A crítica também é feita por Mario Avelino, presidente do Instituto Fundo de Garantia do Trabalhador. Segundo ele, a ADI 5.090, que está no Supremo, pede para que a TR (Taxa Referencial) seja declarada inconstitucional e afastada, sendo indicado um índice de inflação para correção do fundo.
“Não é pegar e dizer que o Fundo de Garantia tem que render no mínimo a inflação, senão o trabalhador não ganha nada. Ou seja, ele tem uma poupança que o governo aplica socialmente -que eu não vejo problema nenhum-, mas não rende nada. Simplesmente reportar a inflação é trocar seis por meia dúzia.
Avelino lembra que o Fundo de Garantia é a poupança do trabalhador, que não vem sendo remunerada adequadamente, trazendo perdas.
“A inflação não é ganho. Corrigir a perda gerada pela inflação para manter o poder de compra da poupança não é ganho. O ganho é uma taxa de juros”, diz Avelino.
O caso está parado no Supremo, à espera de julgamento. Chegou a entrar na pauta de 4 de abril, mas foi retirado. No ano passado, o ministro relator do caso, Luís Roberto Barroso, propôs como correção do FGTS no mínimo a remuneração da poupança, que rende 6% ao ano mais TR, conforme a variação da taxa de juros.
O governo propõe remunerar o fundo pela TR + 3% ao mês e distribuir o lucro -o que já ocorre- garantindo no mínimo a inflação. O índice não foi divulgado, se IPCA ou INPC (Índice Nacional de Preços ao Consumidor), que reajusta salários.
É uma ação judicial na qual se questiona a constitucionalidade da correção do dinheiro depositado no Fundo de Garantia. Hoje, o retorno do FGTS é de 3% ao ano mais a TR, que rende próxima de zero. Com isso, a atualização do dinheiro fica abaixo da inflação, deixando de repor as perdas do trabalhador.
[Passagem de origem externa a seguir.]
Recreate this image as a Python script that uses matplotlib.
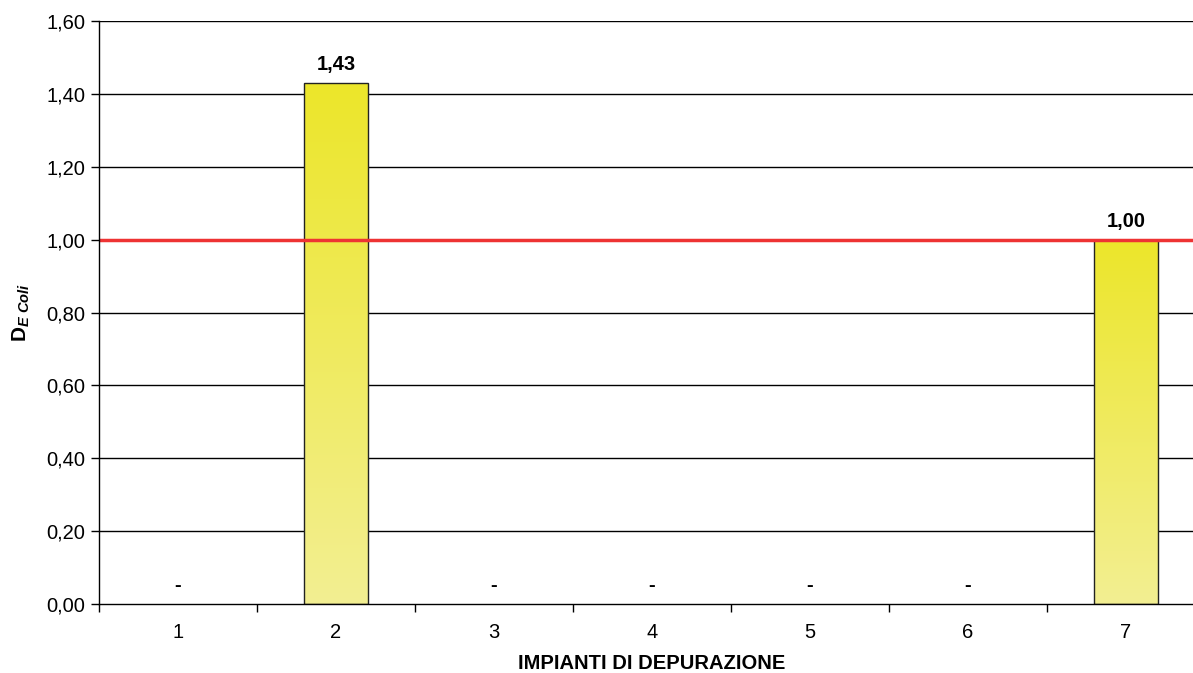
import matplotlib
matplotlib.use("Agg")
import matplotlib.pyplot as plt
import numpy as np
from matplotlib.ticker import FuncFormatter, FixedLocator

plt.rcParams["font.family"] = ["Liberation Sans", "DejaVu Sans"]
plt.rcParams["mathtext.fontset"] = "custom"
plt.rcParams["mathtext.rm"] = "Liberation Sans"
plt.rcParams["mathtext.bf"] = "Liberation Sans:weight=bold"
plt.rcParams["mathtext.it"] = "Liberation Sans:style=italic:weight=bold"

# Disinfection index per treatment plant
impianti = ["1", "2", "3", "4", "5", "6", "7"]
d_ecoli = [0.0, 1.43, 0.0, 0.0, 0.0, 0.0, 1.00]
limite = 1.00
y_ticks = [0.0, 0.2, 0.4, 0.6, 0.8, 1.0, 1.2, 1.4, 1.6]

FS = 14.5

fig = plt.figure(figsize=(11.93, 6.73), dpi=100)
ax = fig.add_axes([0.083, 0.1025, 0.927, 0.866])

x = np.arange(len(impianti))
width = 0.405

# horizontal grid
for t in y_ticks[1:]:
    ax.axhline(t, color="black", lw=1.0, zorder=1)

# vertical gradient for the bars (saturated yellow at top, pale at bottom)
top_c = np.array([0xEC, 0xE6, 0x2A]) / 255
bot_c = np.array([0xF3, 0xEF, 0x92]) / 255
grad = np.linspace(0, 1, 256)[:, None]
img = bot_c[None, None, :] * (1 - grad[..., None]) + top_c[None, None, :] * grad[..., None]

bars = ax.bar(x, d_ecoli, width=width, color="none", edgecolor="#222222", lw=1.0, zorder=3)
for b, v in zip(bars, d_ecoli):
    if v > 0:
        x0 = b.get_x()
        im = ax.imshow(img, extent=[x0, x0 + width, 0, v], origin="lower",
                       aspect="auto", zorder=2)
        im.set_clip_path(b)
    else:
        b.set_linewidth(0)

ax.set_xlim(-0.5, len(impianti) - 0.5)
ax.set_ylim(0, 1.6)

# limit line
ax.axhline(limite, color="#EE3333", lw=2.5, zorder=4)

# value labels
for xi, v in zip(x, d_ecoli):
    if v > 0:
        ax.text(xi, v + 0.025, f"{v:.2f}".replace(".", ","), ha="center", va="bottom",
                fontsize=FS, fontweight="bold", zorder=5)
    else:
        ax.text(xi, 0.05, "-", ha="center", va="center",
                fontsize=FS, fontweight="bold", zorder=5)

ax.set_yticks(y_ticks)
ax.yaxis.set_major_formatter(FuncFormatter(lambda v, p: f"{v:.2f}".replace(".", ",")))
ax.set_xticks(x)
ax.set_xticklabels(impianti)
ax.xaxis.set_minor_locator(FixedLocator(np.arange(-0.5, len(impianti), 1.0)))
ax.tick_params(axis="x", which="major", length=0, pad=14, labelsize=FS)
ax.tick_params(axis="x", which="minor", length=6, width=1.0, direction="out")
ax.tick_params(axis="y", length=6, width=1.0, direction="out", labelsize=FS, pad=4)

for s in ["top", "right"]:
    ax.spines[s].set_visible(False)
for s in ["left", "bottom"]:
    ax.spines[s].set_linewidth(1.0)
    ax.spines[s].set_zorder(6)

ax.set_xlabel("IMPIANTI DI DEPURAZIONE", fontsize=FS, fontweight="bold", labelpad=8)
ax.set_ylabel(r"$\mathbf{D}_{\mathit{E\ Coli}}$", fontsize=15, labelpad=10)

fig.savefig("out.png", dpi=100)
Desde 1999, quando houve modificação no cálculo da TR, os trabalhadores acumulam perdas.
A TR, usada para corrigir o dinheiro do fundo, tem rendimento muito baixo, próximo de zero, fazendo com que os trabalhadores não consigam repor seu poder de compra com o saldo do dinheiro do FGTS. Diversos cálculos apontam perdas que vão de 24% nos últimos dez anos a até 194% para quem tem valores no fundo desde 1999.
Em 2014, data do início da ação, estudo da Força Sindical mostrou que um trabalhador que tinha R$ 1.000 no ano de 1999 no Fundo de Garantia tinha, em 2013, R$ 1.340,47. Se fosse considerada a inflação medida pelo INPC, usado na correção de salários, o valor deveria ser de R$ 2.586,44, uma diferença de R$ 1.245,97.
Na defesa da correção maior, especialistas alegam que o dinheiro do FGTS é renda proveniente do salário e não pode trazer perdas, pois não se trata de um investimento.
O FGTS funciona como uma poupança para o trabalhador. O fundo foi criado em 1966, com o fim da estabilidade no emprego, e passou a valer a partir de 1967. Todo mês o empregador deposita 8% sobre o salário do funcionário em uma conta aberta para aquele emprego.
Há ainda a multa de 40% sobre o FGTS caso o trabalhador seja demitido sem justa causa. Desde a reforma trabalhista de 2017, há também a possibilidade de sacar 20% da multa após acordo com o empregador na demissão.
Todo trabalhador com carteira assinada deve ter o FGTS depositado, o que inclui, atualmente, as empregadas domésticas. Até 2015, não havia direito ao FGTS por parte das domésticas. A PEC das Domésticas, porém, trouxe essa possibilidade em 2013, mas a lei que regulamentou a medida e possibilitou os depósitos dos valores por parte dos empregadores passou a valer apenas dois anos depois.